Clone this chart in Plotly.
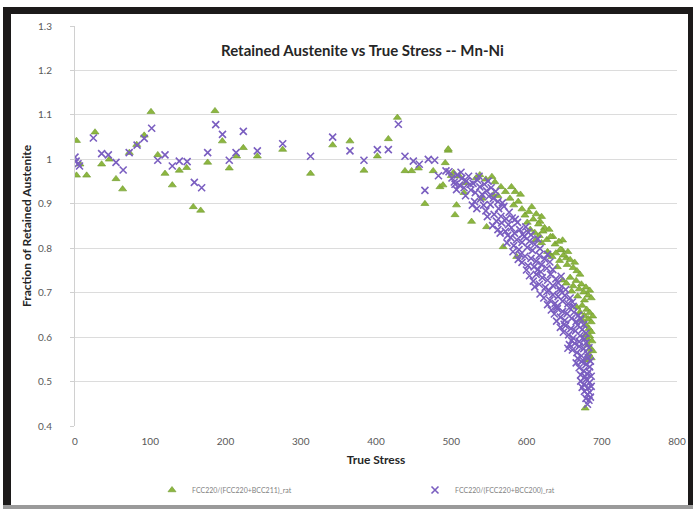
import plotly.graph_objects as go

# ---- data ----
stress_g = [2, 2, 15.5, 6.6, 26.6, 35.4, 45.6, 54.5, 63.3, 72.2, 82, 92, 101, 110, 119.6, 129.3, 138.6,
            148.4, 157.2, 167, 176.3, 186, 195.8, 205, 214.8, 223.7, 242.3, 276, 313, 342.4, 365.4, 384,
            401.8, 416.4, 428.4, 438.5, 447.4, 456.3, 465, 476, 485, 496, 492, 489, 500, 496,
            503, 538, 554, 507, 505, 527, 547, 580, 585, 607, 620, 618, 556, 569, 587, 635, 648, 647, 631, 653,
            511, 519, 533, 546, 558, 566, 572, 517, 541, 562,
            578, 583, 589, 594, 598, 603, 609, 613, 616, 624, 592, 601,
            605, 611, 617, 622, 627, 632, 638, 643, 630, 620, 645, 612,
            628, 634, 639, 644, 649, 654, 658, 662, 667, 671, 641, 655, 664,
            648, 653, 658, 662, 666, 670, 673, 676, 679, 682, 684, 686, 668, 677, 660,
            667, 671, 674, 677, 680, 682, 684, 686, 688, 679, 683, 686, 675,
            678, 681, 684, 687, 682, 685, 688, 683, 686, 680, 678]
frac_g = [1.042, 0.964, 0.964, 0.989, 1.061, 0.989, 1.0, 0.956, 0.933, 1.015, 1.033, 1.054, 1.107, 1.010,
          0.968, 0.942, 0.975, 0.981, 0.893, 0.885, 0.993, 1.109, 1.041, 0.980, 1.007, 1.026, 1.007, 1.022,
          0.968, 1.032, 1.041, 0.975, 1.007, 1.046, 1.094, 0.974, 0.974, 0.980, 0.9, 0.974, 0.938, 1.02,
          0.992, 0.942, 0.963, 1.023,
          0.97, 0.965, 0.961, 0.897, 0.875, 0.86, 0.848, 0.938, 0.927, 0.893, 0.871, 0.86, 0.92, 0.803,
          0.781, 0.826, 0.818, 0.796, 0.785, 0.778,
          0.962, 0.947, 0.958, 0.955, 0.949, 0.938, 0.927, 0.925, 0.912, 0.918,
          0.912, 0.897, 0.905, 0.888, 0.874, 0.882, 0.865, 0.877, 0.854, 0.846, 0.921, 0.858,
          0.842, 0.835, 0.828, 0.838, 0.819, 0.826, 0.809, 0.815, 0.842, 0.812, 0.797, 0.818,
          0.792, 0.781, 0.789, 0.772, 0.784, 0.763, 0.774, 0.756, 0.749, 0.741, 0.758, 0.792, 0.768,
          0.728, 0.721, 0.734, 0.715, 0.727, 0.708, 0.719, 0.701, 0.712, 0.694, 0.705, 0.688, 0.692, 0.683,
          0.703,
          0.667, 0.656, 0.671, 0.648, 0.662, 0.641, 0.655, 0.634, 0.647, 0.627, 0.619, 0.612, 0.637,
          0.604, 0.596, 0.602, 0.591, 0.582, 0.574, 0.569, 0.561, 0.553, 0.548, 0.44]

stress_p = [1.5, 4, 0, 6, 24.4, 35.4, 44.3, 54.5, 64, 72, 82.5, 92, 101.9, 110, 119.6, 129.3, 138.6, 149,
            158.6, 168.3, 176.3, 187, 196, 205, 214, 223.7, 242.3, 276, 313, 342.4, 365.4, 384, 401.8,
            416.4, 429.7, 438.5, 449.6, 457.5, 465, 469.5, 478, 483, 493, 505,
            497, 501, 504, 508, 511, 514, 517, 520, 523, 526, 529, 532, 535, 538, 541, 544, 547, 550, 553,
            556, 559, 562, 507, 519, 531, 543, 513, 537, 525, 549,
            528, 534, 539, 546, 552, 557, 563, 566, 570, 573, 577, 568, 560, 548, 581,
            555, 562, 567, 572, 576, 580, 584, 588, 591, 595, 599, 585, 575, 565, 602,
            574, 579, 583, 587, 590, 594, 597, 601, 604, 608, 611, 615, 618, 592, 582, 606,
            589, 594, 598, 602, 606, 610, 613, 617, 620, 624, 627, 631, 635, 615, 600, 628,
            604, 609, 613, 617, 621, 625, 628, 632, 635, 639, 642, 646, 619, 630, 644, 611,
            618, 623, 627, 631, 635, 638, 642, 645, 648, 651, 655, 658, 640, 628, 652, 661,
            633, 637, 641, 645, 648, 651, 654, 657, 660, 663, 666, 669, 650, 640, 672, 662,
            645, 649, 652, 656, 659, 662, 665, 668, 671, 674, 677, 679, 660, 655, 670, 676,
            657, 661, 664, 667, 670, 673, 676, 679, 681, 683, 668, 675, 682,
            666, 670, 673, 676, 679, 681, 684, 685, 672, 678, 683, 686,
            672, 676, 679, 682, 684, 686, 677, 681, 684, 679, 683, 681, 685, 674]
frac_p = [0.996, 0.99, 1.005, 0.985, 1.048, 1.013, 1.01, 0.993, 0.976, 1.015, 1.032, 1.047, 1.07, 0.998,
          1.01, 0.985, 0.996, 0.995, 0.948, 0.936, 1.015, 1.078, 1.056, 0.998, 1.015, 1.063, 1.019, 1.035,
          1.007, 1.05, 1.019, 0.998, 1.022, 1.022, 1.079, 1.007, 0.996, 0.989, 0.93, 1.0, 0.998, 0.963,
          0.974, 0.944,
          0.972, 0.958, 0.949, 0.965, 0.942, 0.957, 0.936, 0.951, 0.962, 0.931, 0.946, 0.925, 0.953, 0.938,
          0.921, 0.944, 0.929, 0.917, 0.936, 0.912, 0.928, 0.905, 0.932, 0.918, 0.905, 0.897, 0.971, 0.962,
          0.944, 0.951,
          0.897, 0.889, 0.911, 0.884, 0.898, 0.876, 0.889, 0.872, 0.894, 0.866, 0.881, 0.902, 0.861, 0.871,
          0.868,
          0.851, 0.842, 0.857, 0.838, 0.853, 0.846, 0.834, 0.858, 0.842, 0.831, 0.848, 0.865, 0.829, 0.834,
          0.836,
          0.812, 0.824, 0.806, 0.819, 0.797, 0.813, 0.826, 0.802, 0.816, 0.795, 0.809, 0.821, 0.799, 0.786,
          0.792, 0.83,
          0.775, 0.768, 0.782, 0.761, 0.777, 0.758, 0.771, 0.784, 0.763, 0.776, 0.755, 0.769, 0.752, 0.752,
          0.751, 0.786,
          0.738, 0.726, 0.741, 0.719, 0.734, 0.712, 0.728, 0.741, 0.716, 0.731, 0.722, 0.737, 0.747, 0.705,
          0.709, 0.713,
          0.697, 0.688, 0.702, 0.683, 0.695, 0.676, 0.691, 0.704, 0.681, 0.694, 0.675, 0.688, 0.668, 0.673,
          0.707, 0.679,
          0.661, 0.652, 0.664, 0.645, 0.658, 0.638, 0.653, 0.666, 0.642, 0.656, 0.635, 0.649, 0.629, 0.636,
          0.641, 0.669,
          0.622, 0.611, 0.626, 0.605, 0.619, 0.598, 0.614, 0.627, 0.603, 0.617, 0.596, 0.609, 0.592, 0.575,
          0.59, 0.628,
          0.583, 0.571, 0.586, 0.565, 0.579, 0.558, 0.574, 0.587, 0.562, 0.576, 0.552, 0.548, 0.554,
          0.542, 0.531, 0.545, 0.524, 0.538, 0.517, 0.533, 0.546, 0.515, 0.511, 0.522, 0.512,
          0.501, 0.493, 0.505, 0.486, 0.498, 0.489, 0.478, 0.471, 0.476, 0.462, 0.458, 0.449, 0.465, 0.487]

name_g = "FCC220/(FCC220+BCC211)_rat"
name_p = "FCC220/(FCC220+BCC200)_rat"
title_text = "Retained Austenite vs True Stress -- Mn-Ni"
x_title = "True Stress"
y_title = "Fraction of Retained Austenite"

GREEN = "#8DB640"
PURPLE = "#7A5EC0"
FONT = "Lato, 'Open Sans', sans-serif"

fig = go.Figure()
fig.add_trace(go.Scatter(
    x=stress_g, y=frac_g, mode="markers", name=name_g,
    marker=dict(symbol="triangle-up", size=7, color=GREEN,
                line=dict(color="#6E9A2E", width=0.6)),
))
fig.add_trace(go.Scatter(
    x=stress_p, y=frac_p, mode="markers", name=name_p,
    marker=dict(symbol="x-thin-open", size=7, color=PURPLE,
                line=dict(color=PURPLE, width=1.6)),
))

W, H = 693, 511
L, R, T, B = 75, 16, 26, 85
pw, ph = W - L - R, H - T - B


def px(xp):
    return (xp - L) / pw


def py(yp):
    return (H - B - yp) / ph


FRAME = "#1c1a1a"
shapes = [
    dict(type="rect", xref="paper", yref="paper", x0=px(3), x1=px(11), y0=py(506), y1=py(7),
         fillcolor=FRAME, line_width=0, layer="below"),
    dict(type="rect", xref="paper", yref="paper", x0=px(3), x1=px(693), y0=py(14), y1=py(7),
         fillcolor=FRAME, line_width=0, layer="below"),
    dict(type="rect", xref="paper", yref="paper", x0=px(688), x1=px(693), y0=py(506), y1=py(7),
         fillcolor=FRAME, line_width=0, layer="below"),
    dict(type="rect", xref="paper", yref="paper", x0=px(3), x1=px(693), y0=py(509), y1=py(505),
         fillcolor="#9a9a9a", line_width=0, layer="below"),
]

fig.update_layout(
    width=W, height=H,
    margin=dict(l=L, r=R, t=T, b=B, autoexpand=False),
    paper_bgcolor="white", plot_bgcolor="white",
    font=dict(family=FONT, color="#595959", size=10),
    showlegend=True,
    legend=dict(orientation="h", x=px(152), y=py(490), xanchor="left", yanchor="middle",
                entrywidth=218, entrywidthmode="pixels", itemwidth=30,
                font=dict(size=7, color="#7f7f7f"), bgcolor="rgba(0,0,0,0)"),
    shapes=shapes,
    annotations=[
        dict(text="<b>" + title_text + "</b>", xref="paper", yref="paper",
             x=px(362), y=py(50), xanchor="center", yanchor="middle", showarrow=False,
             font=dict(family=FONT, size=15, color="#262626")),
    ],
    xaxis=dict(range=[0, 800], dtick=100, showgrid=False, zeroline=False,
               showline=False, ticks="", ticklabelstandoff=8,
               tickfont=dict(size=10, color="#595959"),
               title=dict(text="<b>" + x_title + "</b>", standoff=9,
                          font=dict(size=12, color="#262626"))),
    yaxis=dict(range=[0.4, 1.3], dtick=0.1, showgrid=True, gridcolor="#dcdcdc", gridwidth=1,
               zeroline=False, showline=True, linecolor="#d0d0d0", linewidth=1,
               ticks="outside", ticklen=4, tickcolor="#d0d0d0", ticklabelstandoff=16,
               tickfont=dict(size=10, color="#595959"),
               title=dict(text="<b>" + y_title + "</b>", standoff=3,
                          font=dict(size=12, color="#262626"))),
)

fig.write_html("out.html", config={"displayModeBar": False},
               post_script="document.body.style.margin='0';document.body.style.padding='0';")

▬▬▬

= INSTRUCTIONS FOR THE TASK =
Your task is to return the lines above, from the first one up to and including the line containing "import plotly.graph_objects as go", minus any pictures.

= EXERCISE OUTPUT =
Clone this chart in Plotly.
import plotly.graph_objects as go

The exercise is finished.